<<<<

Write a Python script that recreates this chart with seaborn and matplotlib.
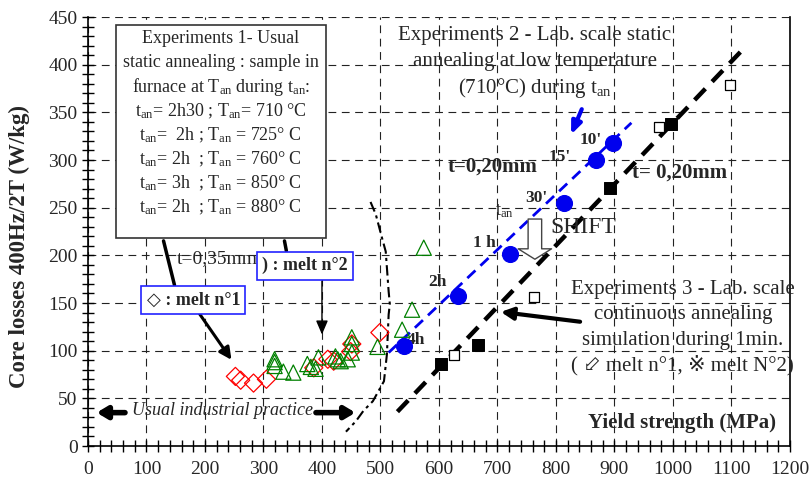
import numpy as np
import pandas as pd
import matplotlib.pyplot as plt
import seaborn as sns
from matplotlib.patches import Rectangle
from matplotlib.ticker import MultipleLocator

# Experiments 1 - usual static annealing, t = 0.35 mm
melt1_ys = [252, 261, 283, 305, 386, 410, 420, 449, 451, 499]
melt1_loss = [73, 69, 66, 70, 82, 91, 89, 99, 107, 119]
melt2_ys = [319, 319, 319, 334, 351, 375, 381, 389, 394, 423,
            427, 432, 444, 451, 451, 451, 495, 537, 554, 574]
melt2_loss = [91, 88, 84, 78, 77, 86, 83, 81, 93, 94,
              91, 89, 91, 114, 107, 98, 104, 122, 143, 208]

# Experiments 2 - static annealing at 710 C, t = 0.20 mm
exp2_ys = [540, 633, 722, 813, 869, 898]
exp2_loss = [105, 157, 201, 255, 300, 318]
exp2_labels = ["4h", "2h", "1 h", "30'", "15'", "10'"]
exp2_trend_x = [514, 929]
exp2_trend_y = [98, 339]

# Experiments 3 - continuous annealing 1 min, t = 0.20 mm
exp3_melt1_ys = [626, 763, 977, 1097]
exp3_melt1_loss = [95, 156, 335, 379]
exp3_melt2_ys = [603, 666, 893, 996]
exp3_melt2_loss = [86, 106, 271, 338]
exp3_trend_x = [529, 1118]
exp3_trend_y = [36, 415]

# usual industrial practice boundary
practice_x = [483, 492, 501, 509, 514, 516, 514, 511, 506, 497, 487, 471, 458, 441]
practice_y = [256, 243, 222, 204, 162, 149, 138, 96, 68, 58, 47, 37, 26, 15]

x_ticks = list(range(0, 1201, 100))
y_ticks = list(range(0, 451, 50))

sns.set_theme(style="ticks")
plt.rcParams['font.family'] = ['Liberation Serif', 'DejaVu Serif', 'DejaVu Sans']
plt.rcParams['mathtext.fontset'] = 'custom'
plt.rcParams['mathtext.rm'] = 'Liberation Serif'
plt.rcParams['mathtext.it'] = 'Liberation Serif:italic'
plt.rcParams['mathtext.bf'] = 'Liberation Serif:bold'

fig = plt.figure(figsize=(8.11, 4.86), dpi=100)
ax = fig.add_axes([0.1085, 0.0823, 0.8655, 0.8827])

# lines
sns.lineplot(x=practice_x, y=practice_y, ax=ax, sort=False, estimator=None,
             color='black', lw=1.5, linestyle=(0, (5, 2, 1.5, 2)))
sns.lineplot(x=exp2_trend_x, y=exp2_trend_y, ax=ax, sort=False, estimator=None,
             color='#0000ee', lw=2, linestyle=(0, (4, 2.5)))
sns.lineplot(x=exp3_trend_x, y=exp3_trend_y, ax=ax, sort=False, estimator=None,
             color='black', lw=3.2, linestyle=(0, (3.5, 2.2)))

# points
sns.scatterplot(x=melt1_ys, y=melt1_loss, ax=ax, marker='D', s=85,
                facecolor='none', edgecolor='red', linewidth=0.9, zorder=4)
sns.scatterplot(x=melt2_ys, y=melt2_loss, ax=ax, marker='^', s=120,
                facecolor='none', edgecolor='green', linewidth=0.9, zorder=4)
sns.scatterplot(x=exp2_ys, y=exp2_loss, ax=ax, marker='o', s=130,
                color='#0000ee', edgecolor='#0000ee', zorder=5)
sns.scatterplot(x=exp3_melt1_ys, y=exp3_melt1_loss, ax=ax, marker='s', s=60,
                facecolor='white', edgecolor='black', linewidth=0.9, zorder=5)
sns.scatterplot(x=exp3_melt2_ys, y=exp3_melt2_loss, ax=ax, marker='s', s=75,
                color='black', edgecolor='black', zorder=5)

ax.set_xlim(0, 1200)
ax.set_ylim(0, 450)
ax.set_xticks(x_ticks)
ax.set_yticks(y_ticks)
ax.xaxis.set_minor_locator(MultipleLocator(20))
ax.yaxis.set_minor_locator(MultipleLocator(10))
ax.tick_params(which='both', direction='inout', length=8, width=1, color='black',
               labelsize=14, bottom=True, left=True)
ax.tick_params(axis='x', pad=7)
ax.grid(True, which='major', color='#222222', lw=0.8, linestyle=(0, (7, 5)))
ax.spines['top'].set_visible(False)
for s in ['left', 'right', 'bottom']:
    ax.spines[s].set_linewidth(1.2)
    ax.spines[s].set_color('black')
ax.set_xlabel('')
ax.set_ylabel('Core losses 400Hz/2T (W/kg)', fontsize=16.5, fontweight='bold')
ax.yaxis.set_label_coords(-0.082, 0.464)

sub = r'$_{\mathrm{an}}$'

# Experiments 1 box
ax.add_patch(Rectangle((48, 218), 359, 224, fc='white', ec='#333333', lw=1.2, zorder=6))
box1_lines = ["Experiments 1- Usual",
              "static annealing : sample in",
              "furnace at T" + sub + " during t" + sub + ":",
              "t" + sub + "= 2h30 ; T" + sub + "= 710 °C",
              "t" + sub + "=  2h ; T" + sub + " = 725° C",
              "t" + sub + "= 2h  ; T" + sub + " = 760° C",
              "t" + sub + "= 3h  ; T" + sub + " = 850° C",
              "t" + sub + "= 2h  ; T" + sub + " = 880° C"]
for i, line in enumerate(box1_lines):
    ax.text(227, 427 - i * 25.2, line, ha='center', va='center', fontsize=13, zorder=7)

thick = dict(arrowstyle='-', color='black', lw=2.5)
ax.annotate('', xy=(149, 166), xytext=(128, 218), arrowprops=thick, zorder=6)
ax.annotate('', xy=(340, 202), xytext=(335, 218), arrowprops=thick, zorder=6)

ax.text(152, 197, 't=0,35mm', fontsize=14, ha='left', va='center')
blue_box = dict(boxstyle='square,pad=0.3', fc='white', ec='#2222ff', lw=1.2)
ax.text(180, 153, '◇ : melt n°1', fontsize=13, fontweight='bold', ha='center',
        va='center', bbox=blue_box, zorder=7)
ax.text(371, 189, ') : melt n°2', fontsize=13, fontweight='bold', ha='center',
        va='center', bbox=blue_box, zorder=7)
ax.annotate('', xy=(248, 88), xytext=(188, 141),
            arrowprops=dict(arrowstyle='-|>,head_length=0.6,head_width=0.3',
                            color='black', lw=2.2))
ax.annotate('', xy=(400, 114), xytext=(400, 176),
            arrowprops=dict(arrowstyle='-|>,head_length=0.7,head_width=0.3',
                            color='black', lw=1))

# usual industrial practice
ax.text(76, 37, 'Usual industrial practice', fontsize=13, style='italic',
        ha='left', va='center')
big_arrow = dict(arrowstyle='-|>,head_length=0.5,head_width=0.3', color='black', lw=4)
ax.annotate('', xy=(10, 35), xytext=(68, 35), arrowprops=big_arrow)
ax.annotate('', xy=(462, 35), xytext=(385, 35), arrowprops=big_arrow)

# Experiments 2
for i, line in enumerate(["Experiments 2 - Lab. scale static",
                          "annealing at low temperature",
                          "(710°C) during t" + sub]):
    ax.text(764, 431 - i * 27.5, line, ha='center', va='center', fontsize=15)
ax.annotate('', xy=(824, 324), xytext=(846, 356),
            arrowprops=dict(arrowstyle='-|>,head_length=0.6,head_width=0.25',
                            color='#0000ee', lw=3))
label_pos = [(561, 111), (598, 172), (678, 213), (767, 260), (807, 303), (860, 321)]
for (lx, ly), lab in zip(label_pos, exp2_labels):
    ax.text(lx, ly, lab, fontsize=12.5, fontweight='bold', ha='center', va='center')
ax.text(691, 293, 't=0,20mm', fontsize=15, fontweight='bold', ha='center', va='center')
ax.text(696, 246, 't' + sub, fontsize=13, ha='left', va='center')
ax.annotate('', xy=(764, 193), xytext=(764, 241),
            arrowprops=dict(arrowstyle='simple,head_length=0.5,head_width=1.6,tail_width=0.65',
                            fc='white', ec='#444444', lw=1, mutation_scale=15))
ax.text(790, 229, 'SHIFT', fontsize=17, ha='left', va='center')

# Experiments 3
ax.text(1012, 287, 't= 0,20mm', fontsize=15, fontweight='bold', ha='center', va='center')
for i, line in enumerate(["Experiments 3 - Lab. scale",
                          "continuous annealing",
                          "simulation during 1min.",
                          "( ⬃ melt n°1, ※ melt N°2)"]):
    ax.text(1017, 164 - i * 26.5, line, ha='center', va='center', fontsize=15,
            clip_on=False)
ax.annotate('', xy=(701, 141), xytext=(846, 130),
            arrowprops=dict(arrowstyle='-|>,head_length=0.6,head_width=0.3',
                            color='black', lw=3))

ax.text(1016, 24, 'Yield strength (MPa)', fontsize=15, fontweight='bold',
        ha='center', va='center')

fig.savefig('out.png', dpi=100)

>>>>

● **EXERCISE AIM**: Could the lines from the top of the material through the line with "exp2_trend_y = [98, 339]" be repeated exactly, pictures left out?

● **TASK SOLUTION**:
Write a Python script that recreates this chart with seaborn and matplotlib.
import numpy as np
import pandas as pd
import matplotlib.pyplot as plt
import seaborn as sns
from matplotlib.patches import Rectangle
from matplotlib.ticker import MultipleLocator

# Experiments 1 - usual static annealing, t = 0.35 mm
melt1_ys = [252, 261, 283, 305, 386, 410, 420, 449, 451, 499]
melt1_loss = [73, 69, 66, 70, 82, 91, 89, 99, 107, 119]
melt2_ys = [319, 319, 319, 334, 351, 375, 381, 389, 394, 423,
            427, 432, 444, 451, 451, 451, 495, 537, 554, 574]
melt2_loss = [91, 88, 84, 78, 77, 86, 83, 81, 93, 94,
              91, 89, 91, 114, 107, 98, 104, 122, 143, 208]

# Experiments 2 - static annealing at 710 C, t = 0.20 mm
exp2_ys = [540, 633, 722, 813, 869, 898]
exp2_loss = [105, 157, 201, 255, 300, 318]
exp2_labels = ["4h", "2h", "1 h", "30'", "15'", "10'"]
exp2_trend_x = [514, 929]
exp2_trend_y = [98, 339]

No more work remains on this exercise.